Войдя домой, Яков первым делом извлекает добычу и огорчает жену насчёт зарплаты. По дороге он сочинил цветастую, аргументированную речь, но все силы ушли на внутреннюю борьбу с безжалостно угрызавшей его совестью.

   - Ну и фиг с ним, со свитерком, он вроде тесноват в проймах, – великодушно отреагировала на новость полногрудая Фира, очарованно глядя на усвоившего, наконец, её наставления добытчика, – мы эту в кухню повесим, а ещё такую же надо бы в ванную.                                                
   - Нет, Фира, - твёрдо ответил муж, – эта была за две: за первую и последнюю. Я такого стыда и позора натерпелся, что под пистолетом больше меня на эту мерзость не уговоришь. Всё, баста!
   Автор изложил выше несколько отредактированное обращение Якова к жене, на самом деле употреблял он не совсем литературные выражения.

   Борьба с совестью была Хайкиным проиграна вчистую за явным преимуществом последней. Это же надо было такое сделать! Вся предыдущая честная жизнь ушла под хвост этой чёртовой лампы! Зато Фира ликовала и никак не могла дождаться апогея торжества расхитителя социалистической собственности. Душа её жаждала голубого света в кухне.
 
   - Яша, ну ты шо, электрик или где? Когда оно вже будет висеть, я тибе спрашиваю? – вопрошала Фира.
   Но Яша печально глядел на потолок, вздыхал, и перекладывал лампу из прихожей, с глаз долой, в кладовку, из кладовки в сарай, и так далее, пока Фира однажды не вставила ему лампу в руки, а под ноги брякнула его фанерный чемоданчик с инструментами и вышла их кухни.
 
   Яша встал на стремянку, приставил лампу к потолку и тут внутренний голос заорал ему прямо в ухо:
   - Это она будет висеть? Это Я тут буду висеть, и светить на всех своим позором!
Руки его сами по себе разжались, проклятущая свидетельница и участница его падения упала сама и разлетелась на множество осколочков. Было довольно громко, зато Яшу как-то отпустило, и ему стало легче дышать.
   На этом его воровская карьера была закончена.
 
   Прошло несколько лет. Яков вышел на пенсию, Хайкины чудом сводили концы с концами. Все цены собрались в кучку и хором улетели в космос. Фира пыталась продавать какие-то мелочи с застеленного рушником фруктового ящика на остановке, Яша иногда чинил соседям то старый утюг, то пылесос, но жили они буквально впроголодь.

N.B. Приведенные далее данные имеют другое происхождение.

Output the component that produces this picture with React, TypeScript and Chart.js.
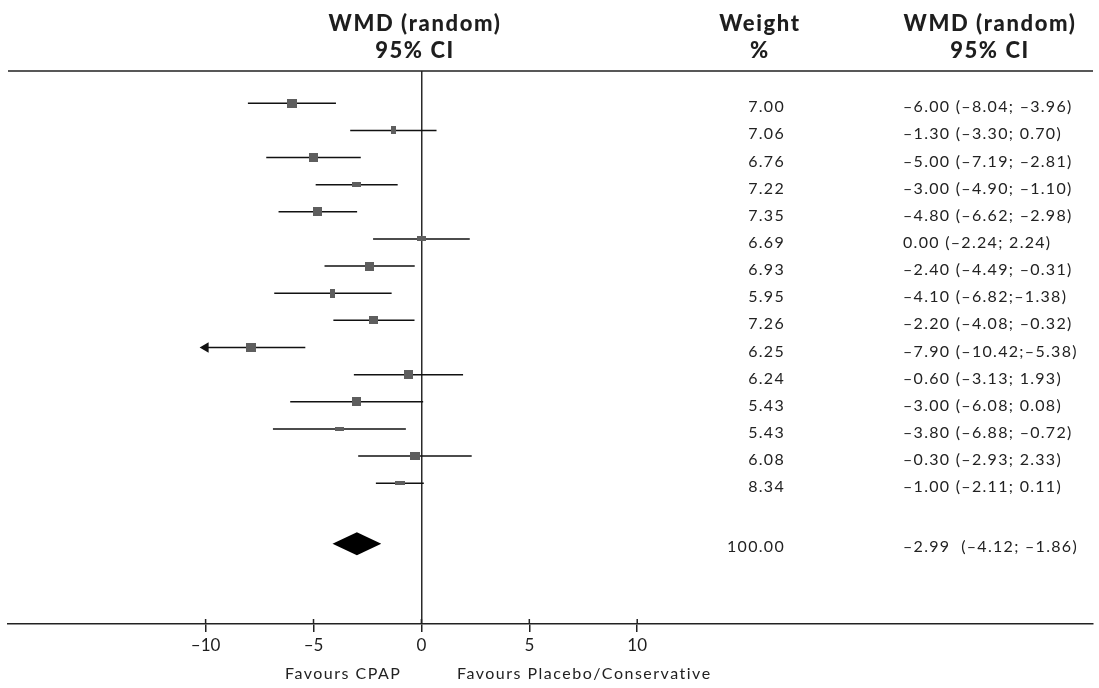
import React, { useEffect, useRef } from "react";
import { Chart, registerables } from "chart.js";

Chart.register(...registerables);

// ---- data ----
const studyEstimates = [-6.0, -1.3, -5.0, -3.0, -4.8, 0.0, -2.4, -4.1, -2.2, -7.9, -0.6, -3.0, -3.8, -0.3, -1.0];
const studyLower = [-8.04, -3.3, -7.19, -4.9, -6.62, -2.24, -4.49, -6.82, -4.08, -10.42, -3.13, -6.08, -6.88, -2.93, -2.11];
const studyUpper = [-3.96, 0.7, -2.81, -1.1, -2.98, 2.24, -0.31, -1.38, -0.32, -5.38, 1.93, 0.08, -0.72, 2.33, 0.11];
const studyWeights = [7.0, 7.06, 6.76, 7.22, 7.35, 6.69, 6.93, 5.95, 7.26, 6.25, 6.24, 5.43, 5.43, 6.08, 8.34];
const ciLabels = [
  "\u20136.00 (\u20138.04; \u20133.96)",
  "\u20131.30 (\u20133.30; 0.70)",
  "\u20135.00 (\u20137.19; \u20132.81)",
  "\u20133.00 (\u20134.90; \u20131.10)",
  "\u20134.80 (\u20136.62; \u20132.98)",
  "0.00 (\u20132.24; 2.24)",
  "\u20132.40 (\u20134.49; \u20130.31)",
  "\u20134.10 (\u20136.82;\u20131.38)",
  "\u20132.20 (\u20134.08; \u20130.32)",
  "\u20137.90 (\u201310.42;\u20135.38)",
  "\u20130.60 (\u20133.13; 1.93)",
  "\u20133.00 (\u20136.08; 0.08)",
  "\u20133.80 (\u20136.88; \u20130.72)",
  "\u20130.30 (\u20132.93; 2.33)",
  "\u20131.00 (\u20132.11; 0.11)",
];
const pooledEstimate = [-2.99];
const pooledLower = [-4.12];
const pooledUpper = [-1.86];
const pooledWeight = [100.0];
const pooledLabel = ["\u20132.99  (\u20134.12; \u20131.86)"];
const xTicks = [-10, -5, 0, 5, 10];
const headerLeft = ["WMD (random)", "95% CI"];
const headerWeight = ["Weight", "%"];
const headerRight = ["WMD (random)", "95% CI"];
const favoursLabels = ["Favours CPAP", "Favours Placebo/Conservative"];

// ---- styles ----
const PLOT_MIN = -10; // lower drawing limit (arrow beyond)
const POOLED_ROW = 16.23;
const markerSizes: [number, number][] = [
  [10, 9], [5, 8], [9, 9], [9, 5], [9, 9], [9, 5], [9, 9], [5, 9],
  [9, 8], [10, 9], [9, 9], [9, 9], [9, 4], [10, 8], [10, 4],
];
const FONT = "Lato, 'Open Sans', sans-serif";
const TEXT = "#222";
const W = 1099;
const H = 688;

const fmtTick = (v: number) => (v < 0 ? "\u2013" + Math.abs(v) : String(v));

export default function App() {
  const ref = useRef<HTMLCanvasElement>(null);

  useEffect(() => {
    const canvas = ref.current!;
    const markerImgs = markerSizes.map(([w, h]) => {
      const c = document.createElement("canvas");
      c.width = w;
      c.height = h;
      const g = c.getContext("2d")!;
      g.fillStyle = "#5e5e5e";
      g.fillRect(0, 0, w, h);
      return c;
    });

    const datasets: any[] = [];
    datasets.push({
      type: "line",
      showLine: false,
      data: studyEstimates.map((v, i) => ({ x: v, y: i })),
      pointStyle: markerImgs,
      pointRadius: 5,
      pointHoverRadius: 5,
    });
    studyEstimates.forEach((_, i) => {
      const lo = studyLower[i];
      const clipped = lo < PLOT_MIN;
      datasets.push({
        type: "line",
        data: [
          { x: clipped ? PLOT_MIN : lo, y: i },
          { x: studyUpper[i], y: i },
        ],
        borderColor: "#111",
        borderWidth: 1.5,
        pointRadius: clipped ? [6, 0] : 0,
        pointStyle: "triangle",
        pointRotation: -90,
        pointBackgroundColor: "#111",
        pointBorderColor: "#111",
        pointBorderWidth: 0,
      });
    });

    const decor = {
      id: "forestDecor",
      afterDraw(chart: any) {
        const ctx: CanvasRenderingContext2D = chart.ctx;
        const xs = chart.scales.x;
        const ys = chart.scales.y;
        const ca = chart.chartArea;
        ctx.save();
        // top rule
        ctx.strokeStyle = "#222";
        ctx.lineWidth = 1.5;
        ctx.beginPath();
        ctx.moveTo(ca.left, ca.top);
        ctx.lineTo(ca.right, ca.top);
        // upper parts of axis ticks
        xTicks.forEach((v) => {
          const px = xs.getPixelForValue(v);
          ctx.moveTo(px, ca.bottom - 5);
          ctx.lineTo(px, ca.bottom);
        });
        ctx.stroke();

        // pooled diamond
        const py = ys.getPixelForValue(POOLED_ROW);
        const half = 11.5;
        ctx.fillStyle = "#000";
        ctx.beginPath();
        ctx.moveTo(xs.getPixelForValue(pooledLower[0]), py);
        ctx.lineTo(xs.getPixelForValue(pooledEstimate[0]), py - half);
        ctx.lineTo(xs.getPixelForValue(pooledUpper[0]), py);
        ctx.lineTo(xs.getPixelForValue(pooledEstimate[0]), py + half);
        ctx.closePath();
        ctx.fill();

        // headers
        (ctx as any).letterSpacing = "1.6px";
        ctx.fillStyle = "#1e1e1e";
        ctx.font = `900 22px ${FONT}`;
        ctx.textAlign = "center";
        ctx.textBaseline = "middle";
        const hy = [24, 51];
        headerLeft.forEach((t, k) => ctx.fillText(t, 415, hy[k]));
        headerWeight.forEach((t, k) => ctx.fillText(t, 760, hy[k]));
        headerRight.forEach((t, k) => ctx.fillText(t, 990, hy[k]));

        // weight + CI columns
        ctx.font = `16px ${FONT}`;
        ctx.fillStyle = TEXT;
        ctx.textBaseline = "alphabetic";
        (ctx as any).letterSpacing = "1.3px";
        studyWeights.forEach((w, i) => {
          const y = ys.getPixelForValue(i) + 9;
          ctx.textAlign = "right";
          ctx.fillText(w.toFixed(2), 785, y);
          ctx.textAlign = "left";
          ctx.fillText(ciLabels[i], 903, y);
        });
        const pyt = py + 8;
        ctx.textAlign = "right";
        ctx.fillText(pooledWeight[0].toFixed(2), 785, pyt);
        ctx.textAlign = "left";
        ctx.fillText(pooledLabel[0], 903, pyt);

        // favours labels
        ctx.textBaseline = "middle";
        (ctx as any).letterSpacing = "1.5px";
        ctx.fillText(favoursLabels[0], 285, 674);
        ctx.fillText(favoursLabels[1], 457, 674);
        ctx.restore();
      },
    };

    const chart = new Chart(canvas, {
      type: "line",
      data: { datasets },
      options: {
        animation: false,
        responsive: false,
        maintainAspectRatio: false,
        devicePixelRatio: 1,
        events: [],
        layout: { padding: { top: 71, left: 8, right: 0, bottom: 30 } },
        plugins: { legend: { display: false }, tooltip: { enabled: false } },
        scales: {
          x: {
            type: "linear",
            position: "bottom",
            min: -19.157,
            max: 31.12,
            afterBuildTicks: (s: any) => {
              s.ticks = xTicks.map((v) => ({ value: v }));
            },
            afterFit: (s: any) => {
              s.height = 34;
            },
            border: { display: true, color: "#222", width: 1.5 },
            grid: {
              drawOnChartArea: true,
              drawTicks: true,
              tickLength: 8,
              tickColor: "#222",
              lineWidth: 1.5,
              color: (c: any) => (c.tick && c.tick.value === 0 ? "#2a2a2a" : "rgba(0,0,0,0)"),
            },
            ticks: {
              autoSkip: false,
              maxRotation: 0,
              padding: 3,
              color: "#1e1e1e",
              font: { family: FONT, size: 17 },
              callback: (v: any) => fmtTick(Number(v)),
            },
          },
          y: {
            type: "linear",
            display: false,
            reverse: true,
            min: -1.19,
            max: 19.19,
          },
        },
      },
      plugins: [decor],
    });
    return () => chart.destroy();
  }, []);

  return (
    <div style={{ position: "fixed", left: 0, top: 0, width: W, height: H, background: "#fff" }}>
      <canvas ref={ref} width={W} height={H} style={{ display: "block", width: W, height: H }} />
    </div>
  );
}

   Осенью Фира стала уговаривать Яшу уехать в Германию:   
   - Давай, Яша, детям уже разрешение пришло, надо торопиться, пока пущают!
   - Ты прости, Фира, но я к немцам не поеду, не люблю я их. Я как немецкую речь услышу – начинаю невзначай пояс ощупывать, ножны искать, а на загривке, как у боевого пса, шерсть топорщится. Не смогу я им, Фира простить, сколько они наших положили, сколько дочек да матерей понасиловали и поубивали. Вякнет мне там какой фриц слово поперёк, вырву ему кадык, и посодют меня. Оно нам надо, Фира?

   Фира потом ездила к детям в гости, возвращалась раздобревшая, обвешанная гостинцами, но Яков отказался ехать туда наотрез.

  Дела-то давние, Хайкиных, наверное, уже и нет давно. Не знаю, пускают ли воинов в рай, но, если пускают, уверен: глянет Святой Пётр мудрым оком на Якова, и откроет райские ворота на у-у-у-зенький просвет, чтобы Хайкин прошёл, а его угрызения совести снаружи остались.


_________________________
*Речь идёт о конкретном лице. Автор дал своим героям другие имена, переместил в пространстве, может быть, что-то присочинил, но меньше, чем ты думаешь, дорогой читатель.
**«Агицен паровоз» употребляется в смысле «фигня какая-то».